Antwerp Blue.—This pale variety of Prussian blue has but little importance now. It is prepared by adding a solution of 4 lb. yellow prussiate in 5-6 gallons of water to one of 2 lb. sulphate of iron, and 1 lb. each of alum and sulphate of zinc in an equal quantity of water. The resulting pigment consists of a mixture of the ferrocyanides of iron, alumina, and zinc; it is washed, filtered, aërated, and dried as other forms of Prussian blue.

Bong’s Blue.—When cyanide of potassium is added to an acid solution of a copper salt, a red colour is produced, which has already been mentioned by different observers. The substance formed is very changeable, at least in the liquid where it is formed. It is decomposed by acids, alkalies, cyanide of potassium, and even decomposes spontaneously, the colour changing to yellow. It is precipitated by insoluble cyanides; hence when a dilute acid is added to the red solution, the dye is at once thrown down along with the cyanide of copper. If the precipitate thus obtained is treated with sulphuretted hydrogen, it is decomposed and the substance is set free. This substance can combine with iron, like cyanogen, so as to conceal the properties of the iron. This compound is very permanent, and has lately been studied by Bong, who gives the following directions for its preparation:—

Cyanide of potassium is added in excess to an acid solution of a copper salt until the red colour at first formed has disappeared, when a ferric salt is at once added. On the addition of the iron salt, of course, a copious precipitation of Prussian blue takes place, and the liquid again turns to a dark purple-red. To separate the colouring substance from the alkaline salts in the liquid, a dilute acid is added, which precipitates it and the cyanide of copper. This precipitate is combined with the Prussian blue, which also contains a considerable quantity of the colouring substance, and then treated with a boiling solution of carbonate of ammonia, in which it dissolves. As the cyanide of copper also goes into solution, it is separated by again precipitating it with an acid, and treating the precipitate with sulphuretted hydrogen. The colouring substance thus liberated now contains a certain amount of hydroferrocyanic acid, which is removed after neutralisation by acetate of lead. It is now filtered, and the purification is completed by precipitating with a silver salt and treating the precipitate with sulphuretted hydrogen.

This purple-coloured compound crystallises very indistinctly. To determine its composition, Bong precipitated it with acetate of copper. When dried at 212° F., the rose-coloured precipitate had the following composition: Carbon 24·31, nitrogen 28·04, hydrogen 1·88, iron 13·66, copper 17·67, oxygen 14·44. Total 100·00. These numbers correspond to the formula Cu, Fe Cy₄ (HO)₄.

This substance is likewise precipitated by salts of zinc, mercury, and silver. All these precipitates are pink or purple, very beautiful, and of remarkable brilliancy.

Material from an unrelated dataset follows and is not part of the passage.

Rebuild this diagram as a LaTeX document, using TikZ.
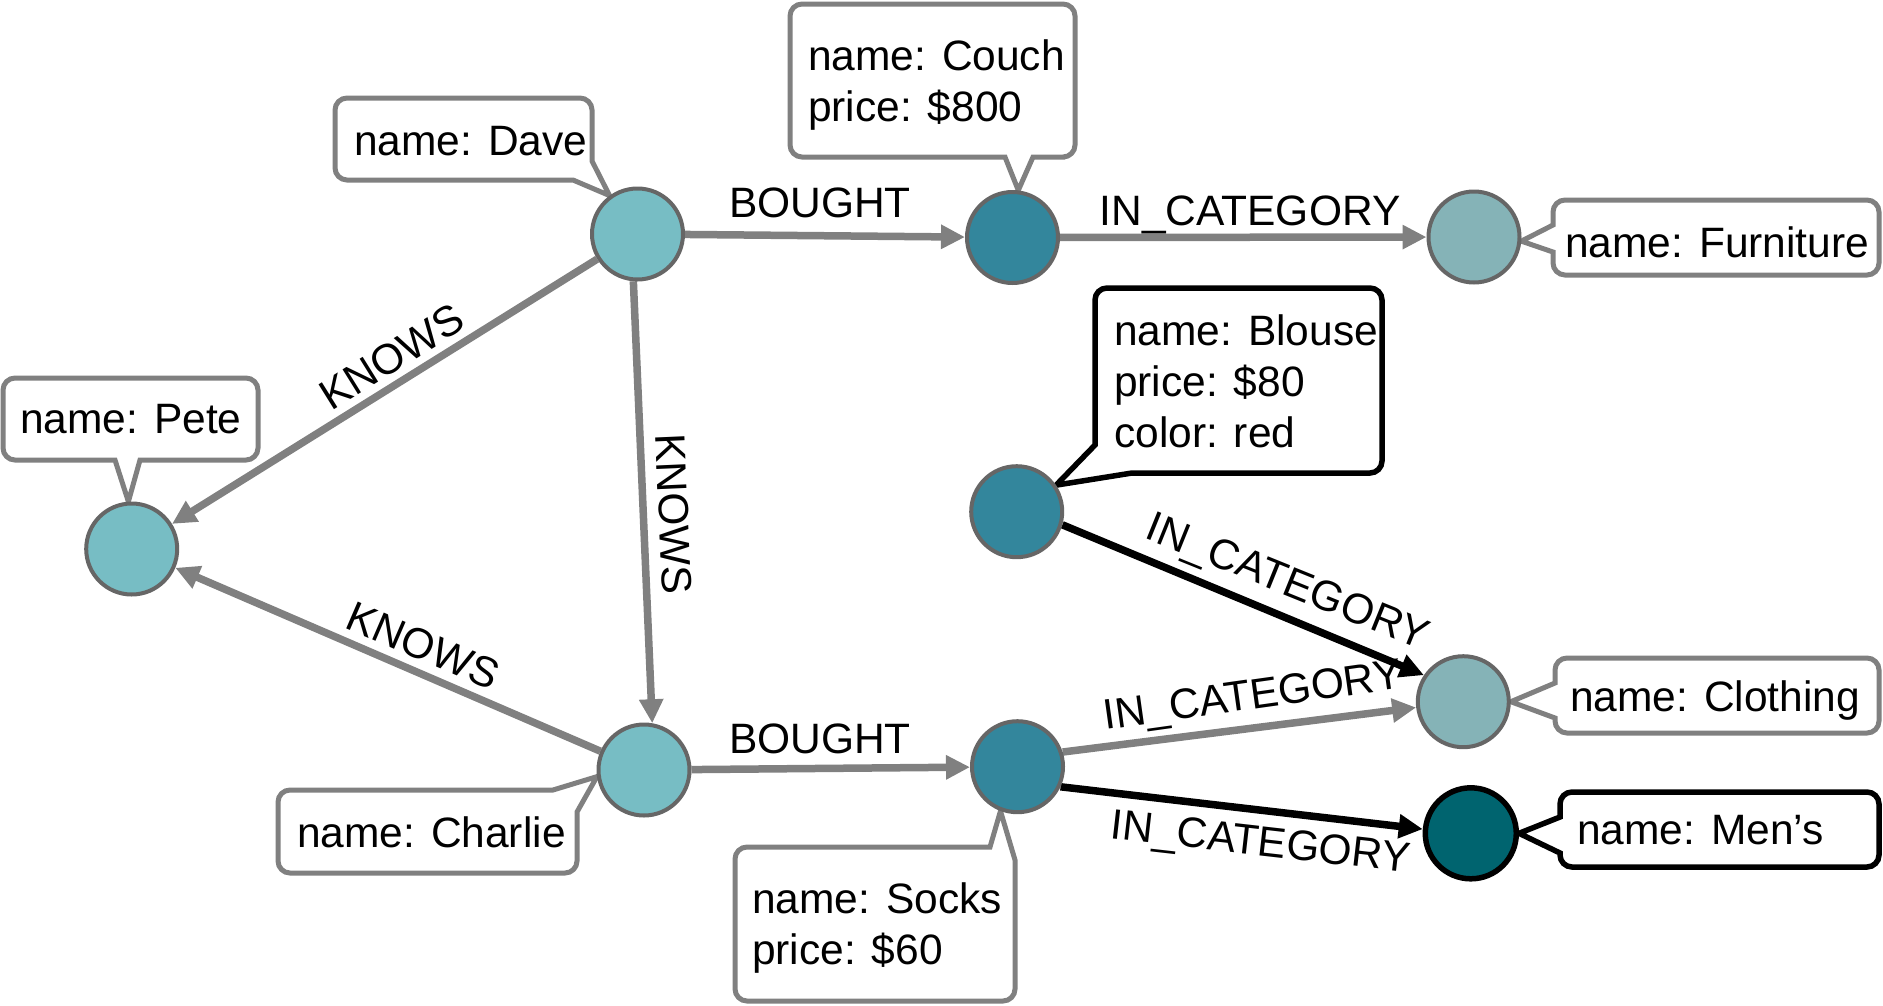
\documentclass[tikz,border=0pt]{standalone}
\usepackage{fontspec}
\setmainfont{Liberation Sans}
\usetikzlibrary{arrows.meta}

\definecolor{edgegray}{HTML}{808080}
\definecolor{ringgray}{HTML}{666666}
\definecolor{personfill}{HTML}{77BDC4}
\definecolor{productfill}{HTML}{33869C}
\definecolor{categoryfill}{HTML}{85B3B7}
\definecolor{mensfill}{HTML}{00646F}

\pgfdeclarelayer{back}
\pgfsetlayers{back,main}

\begin{document}
\begin{tikzpicture}[x=1pt, y=-1pt,
  every node/.style={font=\fontsize{42.5}{51}\selectfont},
  ent/.style={circle, minimum size=91pt, inner sep=0pt, draw=ringgray, line width=4pt},
  person/.style={ent, fill=personfill},
  product/.style={ent, fill=productfill},
  category/.style={ent, fill=categoryfill},
  menscat/.style={ent, fill=mensfill, draw=black, line width=5.5pt},
  rel/.style={draw=edgegray, line width=7.5pt, -{Triangle[length=24pt,width=23pt]}},
  relblack/.style={rel, draw=black},
  callout/.style={draw=edgegray, fill=white, line width=5pt},
  calloutblack/.style={callout, draw=black, line width=5.5pt},
  prop/.style={inner sep=0pt, anchor=base west},
  proplines/.style={inner sep=0pt, anchor=north west, align=left},
  lbl/.style={inner sep=0pt, anchor=base},
]
\useasboundingbox (0,0) rectangle (1883,1005);

% entities
\node[person]   (dave)      at (637.5,234)   {};
\node[person]   (pete)      at (131.7,549)   {};
\node[person]   (charlie)   at (644,770)     {};
\node[product]  (couch)     at (1012.5,237.5) {};
\node[category] (furniture) at (1474,237)    {};
\node[product]  (blouse)    at (1016.7,511.7) {};
\node[product]  (socks)     at (1017.5,766.7) {};
\node[category] (clothing)  at (1463.3,701.7) {};
\node[menscat]  (mens)      at (1470.8,833.3) {};

\begin{pgfonlayer}{back}
% property callouts
\draw[callout] (130,378) [rounded corners=12pt] -- (258,378) -- (258,460) -- (155,460)
  [sharp corners] -- (140,460) -- (pete.94) -- (115,460) -- (100,460)
  [rounded corners=12pt] -- (3,460) -- (3,378) -- cycle;
\node[prop] (tpete) at (20,433) {name: Pete};

\draw[callout] (460,98) [rounded corners=12pt] -- (592,98) -- (592,141)
  [sharp corners] -- (592,161) -- (dave.126) -- (573,180) -- (553,180)
  [rounded corners=12pt] -- (335,180) -- (335,98) -- cycle;
\node[prop] (tdave) at (354,155) {name: Dave};

\draw[callout] (930,4) [rounded corners=12pt] -- (1075,4) -- (1075,157) -- (1053,157)
  [sharp corners] -- (1033,157) -- (couch.83) -- (1005,157) -- (985,157)
  [rounded corners=12pt] -- (790,157) -- (790,4) -- cycle;
\node[proplines] (tcouch) at (808,37) {\rule{0pt}{33pt}name: Couch\\price: \$800};

\draw[callout] (1700,200) [rounded corners=12pt] -- (1879,200) -- (1879,275) -- (1553,275)
  [sharp corners] -- (1553,252) -- (furniture.-5) -- (1553,225)
  [rounded corners=12pt] -- (1553,200) -- cycle;
\node[prop] (tfurniture) at (1565,257) {name: Furniture};

\draw[calloutblack] (1240,288) [rounded corners=12pt] -- (1382,288) -- (1382,473) -- (1152,473)
  [sharp corners] -- (1132,473) -- (blouse.34) -- (1095,445) -- (1095,425)
  [rounded corners=12pt] -- (1095,288) -- cycle;
\node[proplines] (tblouse) at (1114,312) {\rule{0pt}{33pt}name: Blouse\\price: \$80\\color: red};

\draw[callout] (1700,658) [rounded corners=12pt] -- (1879,658) -- (1879,733) -- (1555,733)
  [sharp corners] -- (1555,718) -- (clothing.0) -- (1555,683)
  [rounded corners=12pt] -- (1555,658) -- cycle;
\node[prop] (tclothing) at (1570,711) {name: Clothing};

\draw[calloutblack] (1700,792) [rounded corners=12pt] -- (1879,792) -- (1879,867) -- (1560,867)
  [sharp corners] -- (1560,853) -- (mens.0) -- (1560,817)
  [rounded corners=12pt] -- (1560,792) -- cycle;
\node[prop] (tmens) at (1577,844) {name: Men’s};

\draw[callout] (850,847) [rounded corners=12pt] -- (970,847)
  [sharp corners] -- (990,847) -- (socks.-111) -- (1015,860) -- (1015,880)
  [rounded corners=12pt] -- (1015,1001) -- (735,1001) -- (735,847) -- cycle;
\node[proplines] (tsocks) at (752,880) {\rule{0pt}{33pt}name: Socks\\price: \$60};

\draw[callout] (400,790) [rounded corners=12pt] -- (533,790)
  [sharp corners] -- (553,790) -- (charlie.188) -- (577,812) -- (577,832)
  [rounded corners=12pt] -- (577,873) -- (278,873) -- (278,790) -- cycle;
\node[prop] (tcharlie) at (297,847) {name: Charlie};

% relationships
\draw[rel] (dave) -- (couch);
\draw[rel] (couch) -- (furniture);
\draw[rel] (dave) -- (pete);
\draw[rel] (dave.265) -- (charlie.80);
\draw[rel] (charlie) -- (pete);
\draw[rel] (charlie) -- (socks);
\draw[relblack] (blouse.-16) -- (clothing.146);
\draw[rel] (socks.18) -- (clothing.187);
\draw[relblack] (socks.-25) -- (mens.175);
\end{pgfonlayer}

% relationship labels
\node[lbl] (bought1) at (820,217) {BOUGHT};
\node[lbl] (bought2) at (820,753) {BOUGHT};
\node[lbl] (cat1) at (1250,225) {IN\_CATEGORY};
\node[lbl, rotate=31.9] (knows1) at (399.6,369.4) {KNOWS};
\node[lbl, rotate=-87.5] (knows2) at (659,514.7) {KNOWS};
\node[lbl, rotate=-23.3] (knows3) at (417.4,658.8) {KNOWS};
\node[lbl, rotate=-22] (cat2) at (1282.7,593.9) {IN\_CATEGORY};
\node[lbl, rotate=8] (cat3) at (1254.7,708.9) {IN\_CATEGORY};
\node[lbl, rotate=-6.5] (cat4) at (1259.3,855.5) {IN\_CATEGORY};
\end{tikzpicture}
\end{document}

They are soluble in alkalies. Iron salts yield no precipitate, nor do lead salts, except in the presence of ammonia, when a blue-violet precipitate is formed. When treated with sulphuretted hydrogen, these precipitates yield purple-red and acid liquids, which undergo change in the air, especially if warm, forming Prussian blue. When these liquids are neutralised with alkali, purple compounds are formed, which are permanent in the air, soluble in water, slightly so in alcohol, and insoluble in ether. Their colouring power is exceptionally great. These pigments will unite with ferrocyanides, and in its preparation such a compound is produced in considerable quantity; it is likewise of a purple colour, and gives a rose-coloured precipitate with acetate of lead. Both alone and in this compound it is very permanent; it resists the action of sulphurous acid, concentrated and boiling alkalies, and dilute acids, but is rapidly destroyed by chlorine and nitric acid. If this pigment could be prepared cheaply enough, it would probably be used with advantage in the arts, on account of its resistance to chemical reagents and light, the variety of its shades, and its brilliancy. It does not colour fibres directly, but can readily be fixed on them from slightly acid solutions, if they are previously mordanted with metallic oxides.

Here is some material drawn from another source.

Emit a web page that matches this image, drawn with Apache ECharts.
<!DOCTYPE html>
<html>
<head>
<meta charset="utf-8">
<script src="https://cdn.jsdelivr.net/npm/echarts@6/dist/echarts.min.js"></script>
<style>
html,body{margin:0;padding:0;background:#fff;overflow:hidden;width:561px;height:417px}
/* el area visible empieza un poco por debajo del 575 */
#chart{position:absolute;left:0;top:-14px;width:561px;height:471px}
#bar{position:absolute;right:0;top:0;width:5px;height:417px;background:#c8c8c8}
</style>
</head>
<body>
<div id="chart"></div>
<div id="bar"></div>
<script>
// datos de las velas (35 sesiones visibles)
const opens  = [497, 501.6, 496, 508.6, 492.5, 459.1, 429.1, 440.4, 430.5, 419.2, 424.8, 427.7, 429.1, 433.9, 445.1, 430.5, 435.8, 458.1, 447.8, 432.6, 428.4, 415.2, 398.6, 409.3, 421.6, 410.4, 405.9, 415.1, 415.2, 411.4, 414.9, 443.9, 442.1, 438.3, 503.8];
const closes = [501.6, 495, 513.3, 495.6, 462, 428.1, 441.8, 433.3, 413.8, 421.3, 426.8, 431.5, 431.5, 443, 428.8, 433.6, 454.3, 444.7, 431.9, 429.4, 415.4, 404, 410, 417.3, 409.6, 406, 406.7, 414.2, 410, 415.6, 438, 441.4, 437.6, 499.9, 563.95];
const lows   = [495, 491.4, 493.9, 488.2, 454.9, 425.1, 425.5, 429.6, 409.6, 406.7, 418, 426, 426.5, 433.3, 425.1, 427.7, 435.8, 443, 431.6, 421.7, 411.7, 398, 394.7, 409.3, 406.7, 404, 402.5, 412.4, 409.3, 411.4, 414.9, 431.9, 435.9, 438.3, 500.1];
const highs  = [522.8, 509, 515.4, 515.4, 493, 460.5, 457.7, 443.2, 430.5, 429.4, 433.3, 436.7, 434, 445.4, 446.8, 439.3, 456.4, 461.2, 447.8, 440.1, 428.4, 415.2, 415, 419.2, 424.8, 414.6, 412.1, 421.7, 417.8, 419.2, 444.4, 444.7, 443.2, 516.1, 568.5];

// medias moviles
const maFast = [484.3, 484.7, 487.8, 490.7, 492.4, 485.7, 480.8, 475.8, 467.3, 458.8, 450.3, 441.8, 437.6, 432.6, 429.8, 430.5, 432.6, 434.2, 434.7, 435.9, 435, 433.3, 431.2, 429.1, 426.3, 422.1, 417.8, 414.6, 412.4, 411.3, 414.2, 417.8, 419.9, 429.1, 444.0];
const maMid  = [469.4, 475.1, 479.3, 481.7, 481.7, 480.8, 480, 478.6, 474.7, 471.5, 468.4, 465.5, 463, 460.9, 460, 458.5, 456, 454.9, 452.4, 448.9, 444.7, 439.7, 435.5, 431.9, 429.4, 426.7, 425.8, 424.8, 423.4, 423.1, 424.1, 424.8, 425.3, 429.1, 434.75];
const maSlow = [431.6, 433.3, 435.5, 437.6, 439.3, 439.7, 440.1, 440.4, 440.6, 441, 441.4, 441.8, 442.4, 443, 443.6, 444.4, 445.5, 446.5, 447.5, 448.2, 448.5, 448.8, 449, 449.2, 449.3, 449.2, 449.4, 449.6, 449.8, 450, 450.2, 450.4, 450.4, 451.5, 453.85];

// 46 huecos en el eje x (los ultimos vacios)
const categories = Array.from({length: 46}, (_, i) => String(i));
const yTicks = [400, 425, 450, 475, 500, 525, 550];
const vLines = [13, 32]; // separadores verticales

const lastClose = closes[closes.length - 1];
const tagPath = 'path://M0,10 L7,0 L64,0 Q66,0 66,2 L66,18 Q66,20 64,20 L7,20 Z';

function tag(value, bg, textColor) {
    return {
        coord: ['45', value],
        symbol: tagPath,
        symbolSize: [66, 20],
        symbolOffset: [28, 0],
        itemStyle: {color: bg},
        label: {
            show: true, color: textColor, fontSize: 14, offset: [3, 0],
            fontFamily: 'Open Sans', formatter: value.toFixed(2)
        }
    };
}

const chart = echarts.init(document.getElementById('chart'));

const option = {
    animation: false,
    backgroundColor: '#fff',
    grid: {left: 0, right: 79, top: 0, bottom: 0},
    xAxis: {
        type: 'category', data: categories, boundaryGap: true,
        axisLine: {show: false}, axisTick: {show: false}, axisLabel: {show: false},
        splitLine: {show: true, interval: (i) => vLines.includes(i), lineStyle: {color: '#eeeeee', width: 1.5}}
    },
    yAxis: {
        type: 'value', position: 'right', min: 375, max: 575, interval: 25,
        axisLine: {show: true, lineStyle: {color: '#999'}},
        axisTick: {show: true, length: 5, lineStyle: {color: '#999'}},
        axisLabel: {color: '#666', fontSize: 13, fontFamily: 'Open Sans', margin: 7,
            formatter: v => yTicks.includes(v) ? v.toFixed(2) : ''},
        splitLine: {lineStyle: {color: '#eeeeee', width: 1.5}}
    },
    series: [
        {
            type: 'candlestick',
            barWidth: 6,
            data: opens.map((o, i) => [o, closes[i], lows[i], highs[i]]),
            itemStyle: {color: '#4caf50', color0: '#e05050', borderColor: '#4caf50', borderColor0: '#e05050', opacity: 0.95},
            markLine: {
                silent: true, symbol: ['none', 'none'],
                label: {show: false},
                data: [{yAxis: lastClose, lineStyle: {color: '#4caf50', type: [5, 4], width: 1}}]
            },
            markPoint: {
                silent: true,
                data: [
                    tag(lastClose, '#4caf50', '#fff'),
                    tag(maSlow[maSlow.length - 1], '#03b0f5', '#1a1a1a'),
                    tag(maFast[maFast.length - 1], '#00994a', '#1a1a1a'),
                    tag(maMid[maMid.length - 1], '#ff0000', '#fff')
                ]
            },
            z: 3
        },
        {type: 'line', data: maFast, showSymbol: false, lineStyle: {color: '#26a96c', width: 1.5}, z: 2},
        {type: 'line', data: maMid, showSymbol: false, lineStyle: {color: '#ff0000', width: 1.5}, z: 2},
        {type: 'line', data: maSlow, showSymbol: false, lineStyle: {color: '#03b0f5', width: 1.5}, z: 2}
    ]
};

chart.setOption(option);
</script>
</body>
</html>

Brunswick Blue.—This pigment is made in pale, medium, and deep shades, and is an extremely useful colour, being very fine, requiring no grinding, thoroughly permanent in light and air, hardly acted upon by acids, but turned brown by alkalies, and liable on standing to separate into two portions—a white and a blue—the latter coming to the surface while the former sinks, and necessitating a thorough stirring of the paint before use.